— What the exercise asks —
Gather up every line from the entries below that uses the word "using".

──────── Data for this task ────────

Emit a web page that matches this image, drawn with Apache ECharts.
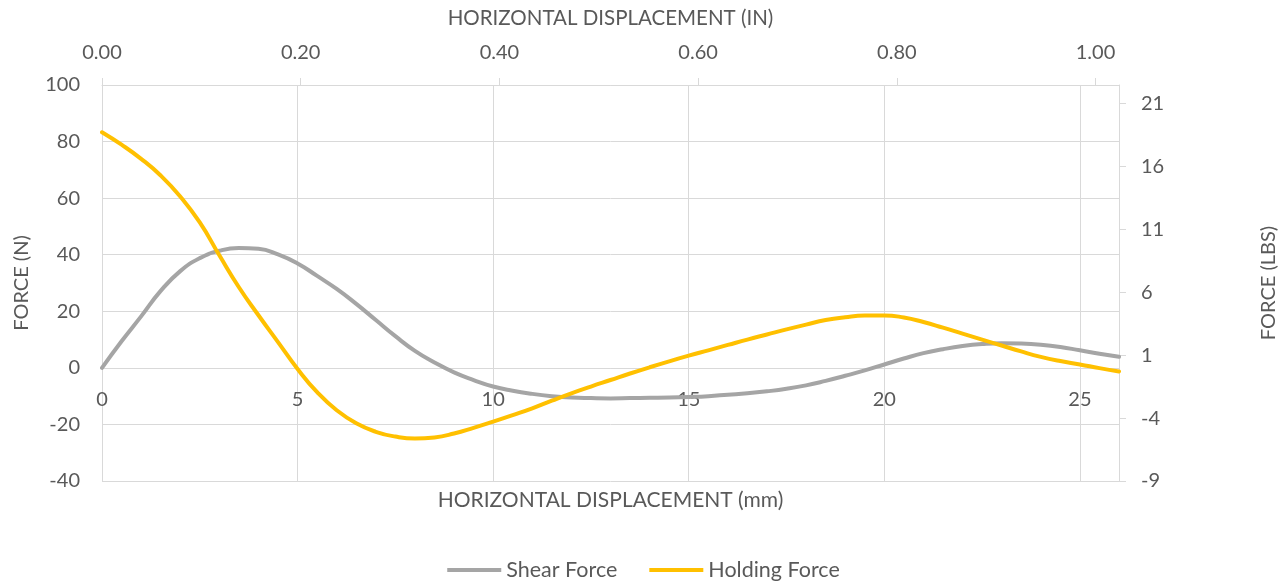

────────
──────── Data for this task ────────

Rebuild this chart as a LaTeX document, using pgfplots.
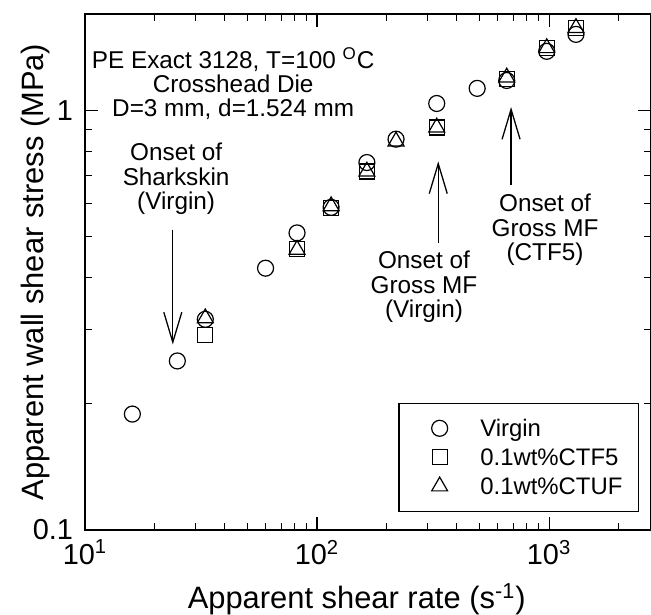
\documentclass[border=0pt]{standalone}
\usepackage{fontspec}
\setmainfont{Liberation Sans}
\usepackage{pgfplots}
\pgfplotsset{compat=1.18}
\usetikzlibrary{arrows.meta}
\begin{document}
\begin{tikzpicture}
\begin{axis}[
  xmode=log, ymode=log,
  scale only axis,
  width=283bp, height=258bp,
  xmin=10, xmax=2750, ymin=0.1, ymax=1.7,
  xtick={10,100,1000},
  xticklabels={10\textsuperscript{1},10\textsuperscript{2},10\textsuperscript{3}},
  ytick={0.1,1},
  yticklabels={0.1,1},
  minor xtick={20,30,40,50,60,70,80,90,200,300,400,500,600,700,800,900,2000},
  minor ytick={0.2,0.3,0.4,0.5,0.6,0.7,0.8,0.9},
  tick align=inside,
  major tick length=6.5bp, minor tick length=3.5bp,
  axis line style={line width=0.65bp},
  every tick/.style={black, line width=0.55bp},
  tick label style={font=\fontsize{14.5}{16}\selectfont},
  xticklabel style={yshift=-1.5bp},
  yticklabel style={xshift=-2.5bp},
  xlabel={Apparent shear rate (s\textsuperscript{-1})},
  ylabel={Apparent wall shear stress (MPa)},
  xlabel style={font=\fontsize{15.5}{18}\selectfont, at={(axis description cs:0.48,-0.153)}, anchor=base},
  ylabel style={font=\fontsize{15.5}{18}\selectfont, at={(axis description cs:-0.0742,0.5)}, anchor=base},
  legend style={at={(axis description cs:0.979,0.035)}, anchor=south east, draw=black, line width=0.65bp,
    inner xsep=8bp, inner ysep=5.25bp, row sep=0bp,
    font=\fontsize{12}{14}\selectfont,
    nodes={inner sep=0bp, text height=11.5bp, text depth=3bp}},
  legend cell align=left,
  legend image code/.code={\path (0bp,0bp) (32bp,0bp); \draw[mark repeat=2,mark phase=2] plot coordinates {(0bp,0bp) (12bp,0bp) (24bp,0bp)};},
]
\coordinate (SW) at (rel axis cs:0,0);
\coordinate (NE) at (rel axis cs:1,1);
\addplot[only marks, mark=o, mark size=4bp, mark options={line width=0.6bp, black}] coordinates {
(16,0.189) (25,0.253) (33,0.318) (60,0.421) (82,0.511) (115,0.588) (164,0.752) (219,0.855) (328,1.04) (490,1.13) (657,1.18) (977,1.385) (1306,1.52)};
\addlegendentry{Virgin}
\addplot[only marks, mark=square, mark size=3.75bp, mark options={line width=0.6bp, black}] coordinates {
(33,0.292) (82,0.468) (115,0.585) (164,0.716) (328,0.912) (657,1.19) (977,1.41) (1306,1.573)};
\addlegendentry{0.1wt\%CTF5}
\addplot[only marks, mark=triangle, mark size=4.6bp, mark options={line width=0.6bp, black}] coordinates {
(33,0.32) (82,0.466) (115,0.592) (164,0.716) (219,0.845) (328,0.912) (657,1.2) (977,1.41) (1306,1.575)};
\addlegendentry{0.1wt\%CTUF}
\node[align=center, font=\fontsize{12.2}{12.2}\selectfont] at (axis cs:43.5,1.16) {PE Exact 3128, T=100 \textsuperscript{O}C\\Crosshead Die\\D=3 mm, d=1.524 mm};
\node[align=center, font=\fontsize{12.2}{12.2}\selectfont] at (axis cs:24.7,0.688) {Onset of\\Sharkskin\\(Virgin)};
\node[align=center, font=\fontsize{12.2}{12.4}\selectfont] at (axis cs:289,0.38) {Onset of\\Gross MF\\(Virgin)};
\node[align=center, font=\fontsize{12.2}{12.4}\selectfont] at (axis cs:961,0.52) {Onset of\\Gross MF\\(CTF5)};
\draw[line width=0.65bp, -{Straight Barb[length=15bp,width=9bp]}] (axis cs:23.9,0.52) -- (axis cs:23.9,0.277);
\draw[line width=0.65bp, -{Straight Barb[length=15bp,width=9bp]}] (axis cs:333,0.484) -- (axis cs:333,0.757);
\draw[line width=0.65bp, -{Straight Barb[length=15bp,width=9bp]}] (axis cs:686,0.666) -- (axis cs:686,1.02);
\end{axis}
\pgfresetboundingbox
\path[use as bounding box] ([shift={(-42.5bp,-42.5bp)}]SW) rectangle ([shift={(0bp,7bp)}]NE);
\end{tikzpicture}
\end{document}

────────
──────── Data for this task ────────

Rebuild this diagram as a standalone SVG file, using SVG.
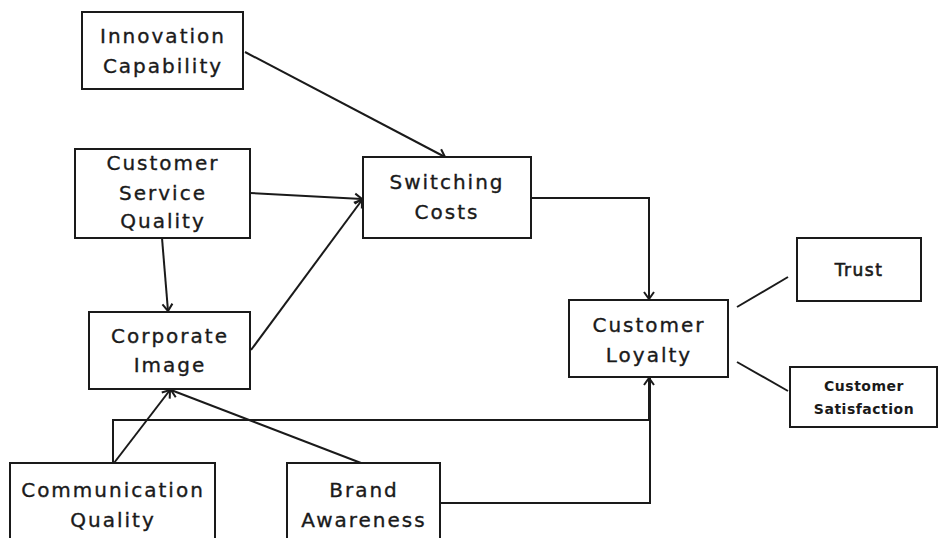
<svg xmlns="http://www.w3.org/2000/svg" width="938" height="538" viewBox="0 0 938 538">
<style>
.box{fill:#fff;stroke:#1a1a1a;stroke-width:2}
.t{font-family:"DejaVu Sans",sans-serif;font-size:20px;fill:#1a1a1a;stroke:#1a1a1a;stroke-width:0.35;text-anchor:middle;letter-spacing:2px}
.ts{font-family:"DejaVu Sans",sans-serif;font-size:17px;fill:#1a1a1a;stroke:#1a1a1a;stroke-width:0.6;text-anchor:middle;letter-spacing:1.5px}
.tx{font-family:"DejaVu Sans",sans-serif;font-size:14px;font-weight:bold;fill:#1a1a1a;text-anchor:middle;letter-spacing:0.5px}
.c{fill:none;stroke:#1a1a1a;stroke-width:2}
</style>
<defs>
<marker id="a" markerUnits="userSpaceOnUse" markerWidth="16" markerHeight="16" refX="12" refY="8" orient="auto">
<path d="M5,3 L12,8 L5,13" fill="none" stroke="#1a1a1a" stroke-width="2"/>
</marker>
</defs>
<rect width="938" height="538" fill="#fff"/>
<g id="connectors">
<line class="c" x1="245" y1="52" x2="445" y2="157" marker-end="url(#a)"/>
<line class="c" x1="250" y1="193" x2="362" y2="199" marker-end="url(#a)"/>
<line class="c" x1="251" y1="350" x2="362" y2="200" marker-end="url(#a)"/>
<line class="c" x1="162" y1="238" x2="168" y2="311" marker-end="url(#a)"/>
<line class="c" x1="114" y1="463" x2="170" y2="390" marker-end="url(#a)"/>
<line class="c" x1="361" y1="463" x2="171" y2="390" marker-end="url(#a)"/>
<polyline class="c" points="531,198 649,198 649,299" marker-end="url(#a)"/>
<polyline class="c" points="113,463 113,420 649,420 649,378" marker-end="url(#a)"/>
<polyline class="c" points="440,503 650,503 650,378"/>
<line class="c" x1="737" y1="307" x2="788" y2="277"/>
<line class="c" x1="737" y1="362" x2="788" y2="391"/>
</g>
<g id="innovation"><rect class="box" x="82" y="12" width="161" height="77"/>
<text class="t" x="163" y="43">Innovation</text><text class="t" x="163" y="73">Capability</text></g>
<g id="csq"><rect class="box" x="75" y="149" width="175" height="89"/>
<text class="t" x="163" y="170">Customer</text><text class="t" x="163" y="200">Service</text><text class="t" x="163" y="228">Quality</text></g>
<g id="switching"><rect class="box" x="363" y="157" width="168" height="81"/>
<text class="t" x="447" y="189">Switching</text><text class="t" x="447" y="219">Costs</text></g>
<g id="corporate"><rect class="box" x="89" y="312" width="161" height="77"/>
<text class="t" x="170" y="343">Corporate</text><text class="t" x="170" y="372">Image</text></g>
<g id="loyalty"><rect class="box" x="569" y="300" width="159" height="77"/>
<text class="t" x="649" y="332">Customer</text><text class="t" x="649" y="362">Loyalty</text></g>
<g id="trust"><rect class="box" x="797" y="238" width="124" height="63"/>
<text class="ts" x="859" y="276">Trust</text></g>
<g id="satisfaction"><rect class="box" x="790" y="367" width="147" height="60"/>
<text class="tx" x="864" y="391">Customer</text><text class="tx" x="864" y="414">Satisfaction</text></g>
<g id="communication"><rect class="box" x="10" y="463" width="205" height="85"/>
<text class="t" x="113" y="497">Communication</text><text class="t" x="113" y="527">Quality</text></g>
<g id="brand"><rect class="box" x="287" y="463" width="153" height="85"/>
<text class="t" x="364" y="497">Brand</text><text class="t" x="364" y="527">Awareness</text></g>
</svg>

────────

— Correct output —
Rebuild this chart as a LaTeX document, using pgfplots.
Rebuild this diagram as a standalone SVG file, using SVG.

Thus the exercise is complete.